Task to complete. Your task is to reproduce, verbatim and without pictures, the lines from the opening of the listing through the line containing "import numpy as np".

Data.

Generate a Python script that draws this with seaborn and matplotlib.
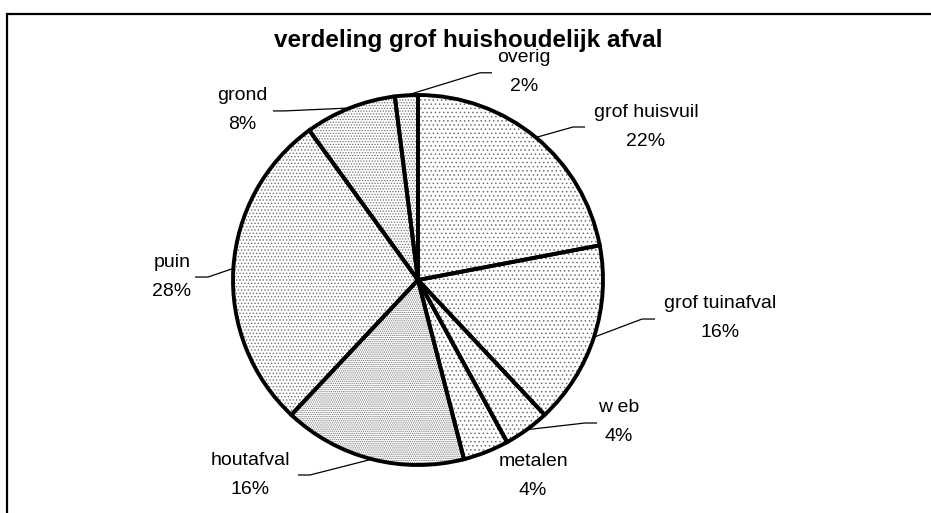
import matplotlib
matplotlib.use("Agg")
import matplotlib.pyplot as plt
from matplotlib.patches import Rectangle
import seaborn as sns
import numpy as np

# ---- data ----
categories = ["grof huisvuil", "grof tuinafval", "w eb", "metalen",
              "houtafval", "puin", "grond", "overig"]
values = [22, 16, 4, 4, 16, 28, 8, 2]
title = "verdeling grof huishoudelijk afval"

# ---- layout (radius units) ----
label_pos = [(1.232, 0.828), (1.632, -0.205), (1.086, -0.768), (0.622, -1.059),
             (-0.908, -1.054), (-1.33, 0.016), (-0.951, 0.919), (0.573, 1.124)]
leader_elbow = [(0.838, 0.827), (1.211, -0.211), (0.903, -0.773), None,
                (-0.584, -1.054), (-1.135, 0.016), (-0.719, 0.914), (0.335, 1.12)]
leader_end = [(0.903, 0.827), (1.281, -0.211), (0.968, -0.773), None,
              (-0.649, -1.054), (-1.205, 0.016), (-0.784, 0.914), (0.40, 1.12)]
hatches = ["....", "....", "....", "....", "........", ".....", "......", "......"]

sns.set_style("white")
plt.rcParams["font.family"] = ["Liberation Sans", "DejaVu Sans"]
plt.rcParams["hatch.linewidth"] = 0.6
plt.rcParams["text.color"] = "black"

W, H = 931, 513
fig = plt.figure(figsize=(W / 100, H / 100), dpi=100)
ax = fig.add_axes([0, 0, 1, 1])
cx, cy, R = 418, 280, 185

# fill layer (dotted)
wedges, _ = ax.pie(values, startangle=90, counterclock=False, radius=1,
                   wedgeprops=dict(facecolor="white", edgecolor="#707070", linewidth=0))
for w, h in zip(wedges, hatches):
    w.set_hatch(h)
# outline layer
ax.pie(values, startangle=90, counterclock=False, radius=1,
       wedgeprops=dict(fill=False, edgecolor="black", linewidth=2.8))

ax.set_aspect("auto")
ax.set_xlim(-cx / R, (W - cx) / R)
ax.set_ylim(-(H - cy) / R, cy / R)
ax.axis("off")

# labels and leader lines
total = sum(values)
start = 90.0
for i, (cat, v) in enumerate(zip(categories, values)):
    ang = start - 360.0 * v / total / 2
    start -= 360.0 * v / total
    tx, ty = label_pos[i]
    ax.text(tx, ty, f"{cat}\n{v}%", ha="center", va="center", fontsize=14,
            linespacing=1.9, color="black")
    if leader_elbow[i] is not None:
        a = np.deg2rad(ang)
        px, py = np.cos(a), np.sin(a)
        ex, ey = leader_elbow[i]
        lx, ly = leader_end[i]
        ax.plot([px, ex, lx], [py, ey, ly], color="black", lw=0.9,
                solid_capstyle="butt")

fig.text(468 / W, 1 - 41 / H, title, ha="center", va="center",
         fontsize=17.5, fontweight="bold", color="black")

fig.patches.append(Rectangle((6.5 / W, -0.1), 2, (H - 13.5) / H + 0.1,
                             transform=fig.transFigure, fill=False,
                             edgecolor="black", linewidth=1.6))

fig.savefig("out.png", dpi=100)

The solution.
Generate a Python script that draws this with seaborn and matplotlib.
import matplotlib
matplotlib.use("Agg")
import matplotlib.pyplot as plt
from matplotlib.patches import Rectangle
import seaborn as sns
import numpy as np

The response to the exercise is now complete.